Melinda will soon be back at Woody’s Wash & Dry on Ford Street off North State where she’s worked for 10 years and where Charlie frequently seeks her out. She says the corner up the street is a frequent hangout for the homeless, and that many of the homeless sleep on the railroad tracks at the other end of Ford Street. She says Charlie sometimes “talks gibberish” when she sees him and that she can sometimes hear him “yelling and screaming” in a fight. “When he’s drunk I run and hide in the office,” she said. One day, during a below-freezing cold snap, Charlie told her that he got frostbite and lost a few of his toes. “I didn’t want to see it,” Melinda said.
Jerry, another employee at Woody’s, refused to have his picture taken or give his last name. “Most people think I’m mean,” he said at the laundromat on a recent afternoon while he was folding clean clothes in a wire basket. A cheerful, heavily tattooed woman sitting on a plastic chair nearby while waiting for her laundry looked up and said, “I don’t think you’re mean, Jerry!” He smiled briefly before beginning what sounded like a well-rehearsed harangue about the homeless in the vicinity of the laundromat, which he calls ‘the homeless highway.’ He said he sees “between 30 and 40 different ones in a month,” and that a black hippie bus with green flames and the logo ‘Going Nowhere’ regularly disgorges passengers who spread out to nearby streets to panhandle before loading back up and moving along. (No one I spoke with had heard of this bus, including law enforcement.) About Charlie, Jerry said, “He just wanders around drunk out of his mind.” About the local homeless, he said that, “Every winter I have to police the doors because they bring their soggy sleeping bags and fill the dryers. Our customers don’t want to use dryers that smell like feces and urine.” He believes that solving the homeless problem will take decisive action from the top, starting with the governor, since local officials fear lawsuits. “I would declare a state of emergency and round ‘em all up to assess their individual situations,” he said. “There should be FEMA camps set up, and the ones who are crazy should be locked up. It takes a governor with balls and brains and he has neither.”
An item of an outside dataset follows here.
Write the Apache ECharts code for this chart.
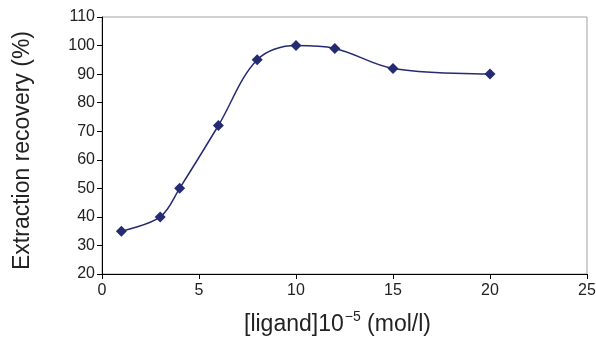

Meanwhile, as you read this Charlie will most likely have been released, back onto the streets, again showing up regularly at Woody’s to chat with Melinda, who is scheduled to be back at work. Despite his resolve and good intentions, and recovery is always possible, Charlie’s chances of healing all the damage he’s done to himself are statistically slim. Though he says he’s not afraid to die, Melinda says she worries a lot about that. “He gets in lots of fights when he drinks,” she said. “He’s got a few friends who come by to tell me he’s OK, because I’m always afraid that he will be dead.”